The Lowfield Street office was flooded with enquiries after reports a property tycoon named Andrew Ellis was tabling a bid for the Scottish giants.
Co-director Toby Ellis said his beleaguered team-mates had received calls from several Scottish newspapers and television stations as well as English national newspapers, including the Daily Mail and Daily Telegraph.
He said: "It started with someone calling and asking for Mr Ellis and whether I wanted to pass comment on my bid for Rangers. Then there were more calls, asking for pictures and comments. We had about three from the same paper - they didn’t believe us when we put them straight."
Mr Ellis, who is a Chelsea fan and no relation to the man lining up the multi-million pound take-over, thinks the mix-up may have come from search engine Google, where his firm comes as the second result in a search for key words "Andrew Ellis".

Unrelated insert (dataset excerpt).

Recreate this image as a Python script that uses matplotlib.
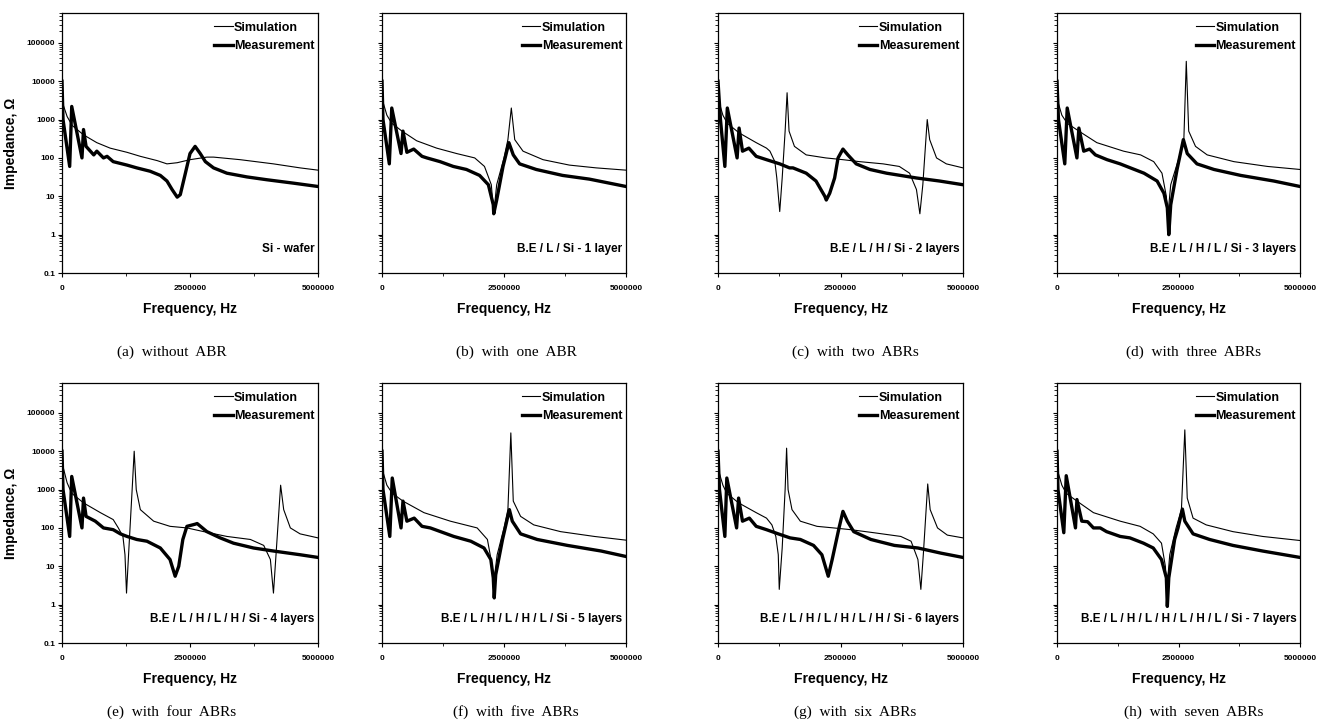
import numpy as np
import matplotlib
matplotlib.use("Agg")
import matplotlib.pyplot as plt
from matplotlib.ticker import FixedLocator, NullFormatter, LogLocator

# frequencies in MHz (converted to Hz when plotting), impedance in ohm
# (a) without ABR
a_meas_f = [0, 0.02, 0.15, 0.19, 0.39, 0.42, 0.47, 0.62, 0.68, 0.81, 0.88, 1.0, 1.27, 1.46, 1.72, 1.92, 2.05, 2.15, 2.25, 2.31, 2.41, 2.5, 2.6, 2.7, 2.8, 2.96, 3.22, 3.61, 4.0, 4.52, 5.0]
a_meas_z = [10000, 1000, 60, 2200, 100, 550, 200, 120, 150, 100, 110, 80, 65, 55, 45, 35, 25, 15, 9.5, 11, 40, 130, 200, 130, 80, 55, 40, 32, 27, 22, 18]
a_sim_f = [0, 0.1, 0.2, 0.42, 0.68, 0.94, 1.27, 1.53, 1.86, 2.05, 2.25, 2.5, 2.83, 2.96, 3.48, 4.13, 4.65, 5.0]
a_sim_z = [3000, 1200, 700, 400, 250, 180, 140, 110, 85, 70, 75, 90, 105, 105, 90, 70, 55, 48]

# (b) with one ABR
b_meas_f = [0, 0.02, 0.15, 0.2, 0.39, 0.43, 0.51, 0.65, 0.82, 0.92, 1.19, 1.46, 1.73, 2.0, 2.18, 2.28, 2.29, 2.35, 2.48, 2.6, 2.69, 2.82, 3.16, 3.7, 4.25, 5.0]
b_meas_z = [10000, 1000, 70, 2000, 130, 500, 140, 170, 110, 100, 80, 60, 50, 35, 20, 6, 3.5, 8, 60, 250, 120, 70, 50, 35, 28, 18]
b_sim_f = [0, 0.1, 0.2, 0.41, 0.71, 1.12, 1.53, 1.9, 2.1, 2.24, 2.29, 2.35, 2.5, 2.58, 2.65, 2.72, 2.89, 3.3, 3.84, 4.39, 5.0]
b_sim_z = [3500, 1300, 800, 500, 280, 180, 130, 100, 60, 20, 3.5, 20, 100, 300, 2000, 300, 150, 90, 65, 55, 48]

# (c) with two ABRs
c_meas_f = [0, 0.05, 0.14, 0.19, 0.39, 0.43, 0.5, 0.63, 0.78, 0.99, 1.26, 1.46, 1.53, 1.8, 2.0, 2.18, 2.21, 2.28, 2.38, 2.45, 2.55, 2.65, 2.82, 3.1, 3.44, 4.05, 4.52, 5.0]
c_meas_z = [10000, 1000, 60, 2000, 100, 600, 150, 180, 110, 90, 70, 55, 55, 40, 25, 10, 8, 12, 30, 100, 170, 120, 70, 50, 40, 30, 25, 20]
c_sim_f = [0, 0.1, 0.19, 0.43, 0.78, 0.99, 1.06, 1.16, 1.2, 1.26, 1.31, 1.37, 1.41, 1.45, 1.56, 1.8, 2.2, 2.55, 2.89, 3.37, 3.7, 3.91, 4.05, 4.12, 4.18, 4.27, 4.32, 4.46, 4.66, 5.0]
c_sim_z = [3500, 1300, 800, 450, 250, 180, 150, 80, 30, 4, 30, 500, 5000, 500, 200, 120, 100, 90, 80, 70, 60, 40, 15, 3.5, 20, 1000, 300, 100, 70, 55]

# (d) with three ABRs
d_meas_f = [0, 0.03, 0.16, 0.21, 0.41, 0.45, 0.55, 0.67, 0.79, 1.03, 1.3, 1.51, 1.79, 2.06, 2.2, 2.27, 2.3, 2.34, 2.47, 2.6, 2.68, 2.88, 3.23, 3.78, 4.46, 5.0]
d_meas_z = [10000, 1000, 70, 2000, 100, 600, 150, 170, 120, 90, 70, 55, 40, 25, 12, 5, 1, 6, 50, 300, 130, 70, 50, 35, 25, 18]
d_sim_f = [0, 0.1, 0.21, 0.45, 0.82, 1.37, 1.72, 1.99, 2.16, 2.25, 2.28, 2.34, 2.51, 2.61, 2.66, 2.71, 2.85, 3.09, 3.64, 4.33, 5.0]
d_sim_z = [3500, 1300, 800, 500, 250, 150, 120, 80, 40, 10, 3, 20, 100, 300, 33000, 500, 200, 120, 80, 60, 50]

# (e) with four ABRs
e_meas_f = [0, 0.02, 0.15, 0.19, 0.39, 0.42, 0.47, 0.65, 0.81, 1.0, 1.14, 1.27, 1.46, 1.66, 1.92, 2.11, 2.21, 2.28, 2.36, 2.44, 2.6, 2.64, 2.83, 3.09, 3.35, 3.74, 4.13, 4.65, 5.0]
e_meas_z = [10000, 1000, 60, 2200, 100, 600, 200, 150, 100, 90, 70, 60, 50, 45, 30, 15, 5.5, 10, 50, 110, 125, 130, 80, 55, 40, 30, 25, 20, 17]
e_sim_f = [0, 0.1, 0.19, 0.42, 0.75, 1.0, 1.1, 1.19, 1.23, 1.26, 1.3, 1.37, 1.41, 1.45, 1.53, 1.79, 2.11, 2.44, 2.77, 3.22, 3.68, 3.94, 4.07, 4.13, 4.18, 4.27, 4.33, 4.46, 4.65, 5.0]
e_sim_z = [5000, 1500, 800, 450, 250, 165, 100, 60, 20, 2, 20, 1000, 10000, 1000, 300, 150, 110, 100, 80, 60, 50, 35, 15, 2, 20, 1300, 300, 100, 70, 55]

# (f) with five ABRs
f_meas_f = [0, 0.02, 0.16, 0.21, 0.39, 0.43, 0.51, 0.66, 0.82, 0.99, 1.2, 1.47, 1.82, 2.09, 2.23, 2.28, 2.3, 2.33, 2.47, 2.61, 2.67, 2.84, 3.18, 3.8, 4.49, 5.0]
f_meas_z = [10000, 1000, 60, 2000, 100, 500, 150, 180, 110, 100, 80, 60, 45, 30, 15, 5, 1.5, 6, 50, 300, 150, 70, 50, 35, 25, 18]
f_sim_f = [0, 0.1, 0.21, 0.43, 0.86, 1.4, 1.95, 2.16, 2.26, 2.28, 2.36, 2.5, 2.58, 2.64, 2.69, 2.84, 3.11, 3.66, 4.35, 5.0]
f_sim_z = [3500, 1300, 800, 500, 250, 150, 100, 50, 10, 3, 20, 100, 300, 30000, 500, 200, 120, 80, 60, 48]

# (g) with six ABRs
g_meas_f = [0, 0.03, 0.14, 0.18, 0.38, 0.42, 0.5, 0.64, 0.78, 0.99, 1.23, 1.47, 1.68, 1.95, 2.12, 2.25, 2.33, 2.47, 2.55, 2.64, 2.77, 3.12, 3.6, 4.08, 4.55, 5.0]
g_meas_z = [10000, 1000, 60, 2000, 100, 600, 150, 180, 110, 90, 70, 55, 50, 35, 20, 5.5, 15, 100, 270, 150, 80, 50, 35, 30, 22, 17]
g_sim_f = [0, 0.1, 0.18, 0.42, 0.78, 0.99, 1.1, 1.18, 1.23, 1.25, 1.31, 1.37, 1.4, 1.43, 1.51, 1.68, 2.02, 2.36, 2.71, 3.18, 3.73, 3.94, 4.08, 4.14, 4.19, 4.28, 4.33, 4.48, 4.68, 5.0]
g_sim_z = [3500, 1300, 800, 450, 250, 180, 120, 60, 20, 2.5, 30, 1000, 12000, 1000, 300, 150, 110, 100, 90, 75, 60, 45, 15, 2.5, 20, 1400, 300, 100, 65, 55]

# (h) with seven ABRs
h_meas_f = [0, 0.02, 0.14, 0.19, 0.38, 0.41, 0.51, 0.63, 0.75, 0.89, 1.02, 1.3, 1.5, 1.78, 1.98, 2.15, 2.25, 2.27, 2.3, 2.42, 2.49, 2.58, 2.63, 2.8, 3.14, 3.62, 4.23, 5.0]
h_meas_z = [10000, 1000, 75, 2300, 100, 550, 150, 145, 100, 100, 80, 60, 55, 40, 30, 15, 5, 0.9, 5, 50, 100, 310, 150, 70, 50, 35, 25, 17]
h_sim_f = [0, 0.1, 0.19, 0.41, 0.75, 1.3, 1.71, 1.98, 2.15, 2.23, 2.26, 2.32, 2.45, 2.56, 2.63, 2.68, 2.8, 3.07, 3.62, 4.23, 5.0]
h_sim_z = [3500, 1300, 800, 500, 250, 150, 110, 70, 40, 10, 2.5, 20, 100, 300, 36000, 600, 180, 120, 80, 60, 47]

captions = ["(a)  without  ABR", "(b)  with  one  ABR", "(c)  with  two  ABRs", "(d)  with  three  ABRs",
            "(e)  with  four  ABRs", "(f)  with  five  ABRs", "(g)  with  six  ABRs", "(h)  with  seven  ABRs"]
notes = ["Si - wafer", "B.E / L / Si - 1 layer", "B.E / L / H / Si - 2 layers", "B.E / L / H / L / Si - 3 layers",
         "B.E / L / H / L / H / Si - 4 layers", "B.E / L / H / L / H / L / Si - 5 layers",
         "B.E / L / H / L / H / L / H / Si - 6 layers", "B.E / L / H / L / H / L / H / L / Si - 7 layers"]

sims = [(a_sim_f, a_sim_z), (b_sim_f, b_sim_z), (c_sim_f, c_sim_z), (d_sim_f, d_sim_z),
        (e_sim_f, e_sim_z), (f_sim_f, f_sim_z), (g_sim_f, g_sim_z), (h_sim_f, h_sim_z)]
meas = [(a_meas_f, a_meas_z), (b_meas_f, b_meas_z), (c_meas_f, c_meas_z), (d_meas_f, d_meas_z),
        (e_meas_f, e_meas_z), (f_meas_f, f_meas_z), (g_meas_f, g_meas_z), (h_meas_f, h_meas_z)]

W, H = 1325, 727
fig = plt.figure(figsize=(W / 100, H / 100), dpi=100)
sans = ["Liberation Sans Narrow", "Liberation Sans", "DejaVu Sans"]

# axes boxes in pixels: left, right (per column), top, bottom (per row)
cols = [(62, 318), (382, 626), (718, 963), (1057, 1300)]
rows = [(13, 273), (383, 643)]
cap_x = [172, 516, 855, 1194]
cap_y = [352, 712]

for i in range(8):
    r, c = divmod(i, 4)
    x0, x1 = cols[c]
    y0, y1 = rows[r]
    ax = fig.add_axes([x0 / W, 1 - y1 / H, (x1 - x0) / W, (y1 - y0) / H])
    sf, sz = sims[i]
    mf, mz = meas[i]
    ax.plot(np.array(sf) * 1e6, sz, color="black", lw=0.8, label="Simulation")
    ax.plot(np.array(mf) * 1e6, mz, color="black", lw=2.4, label="Measurement")
    ax.set_yscale("log")
    ax.set_xlim(0, 5e6)
    ax.set_ylim(0.1, 6e5)
    ax.set_xticks([0, 2500000, 5000000])
    ax.set_xticklabels(["0", "2500000", "5000000"], fontfamily=sans, fontsize=6, fontweight="bold")
    ax.xaxis.set_minor_locator(FixedLocator([1250000, 3750000]))
    ax.yaxis.set_major_locator(FixedLocator([0.1, 1, 10, 100, 1000, 10000, 100000]))
    ax.yaxis.set_minor_locator(LogLocator(base=10, subs=np.arange(2, 10)))
    ax.yaxis.set_minor_formatter(NullFormatter())
    ax.tick_params(axis="both", which="major", length=3, width=0.8, pad=6)
    ax.tick_params(axis="both", which="minor", length=2, width=0.6)
    if c == 0:
        ax.set_yticklabels(["0.1", "1", "10", "100", "1000", "10000", "100000"],
                           fontfamily=sans, fontsize=6, fontweight="bold")
        ax.tick_params(axis="y", pad=2)
        ax.set_ylabel("Impedance, Ω", fontfamily=sans, fontsize=10, fontweight="bold", labelpad=6)
    else:
        ax.set_yticklabels([])
    for s in ax.spines.values():
        s.set_linewidth(0.9)
    ax.set_xlabel("Frequency, Hz", fontfamily=sans, fontsize=10, fontweight="bold", labelpad=7)
    ax.legend(loc="upper right", bbox_to_anchor=(1.02, 1.0), frameon=False, handlelength=1.5,
              handletextpad=0.1, labelspacing=0.5, borderaxespad=0.3,
              prop={"family": sans, "weight": "bold", "size": 9})
    ax.text(0.985, 0.07, notes[i], transform=ax.transAxes, ha="right", va="bottom",
            fontfamily=sans, fontsize=8.5, fontweight="bold")
    fig.text(cap_x[i % 4] / W, 1 - cap_y[r] / H, captions[i], ha="center", va="center",
             fontfamily="Liberation Serif", fontsize=11)

fig.savefig("out.png", dpi=100)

Even fans from Rangers’ fierce Glasgow rivals, Celtic, have been having their say, despite staff doing their best to blow the whistle on the confusion.
Mr Ellis’ co-director, and a Tottenham Hotspur fan, Gino Cinganelli, said: "I’ve taken four or five phone calls. At first it was fun. I thought, 'Great, we’re buying a football club,’ but now it’s getting a bit annoying. We don’t have £30 million to splash around.
"No-one here has any links to Rangers. The office is actually Celtic green."
The closest the business has got to buying a football club is a proposed shirt sponsorship deal with an amateur outfit in Medway.
The real Andrew Ellis has so far refused to talk about his involvement with Rangers.
The club, which is £31 million in debt, says it has opened discussions with interested parties, including the property developer, who owns Guernsey-based vehicle company RFC Holdings, but added they are at an early stage.
Mr Ellis is a former director of Queens Park Rangers Football Club, and had previously made a bid to take control of the London club in 2001 before withdrawing the offer.
The following year his consortium paid £500,000 to buy League One club Northampton Town and he took over as chairman but quit the role soon after.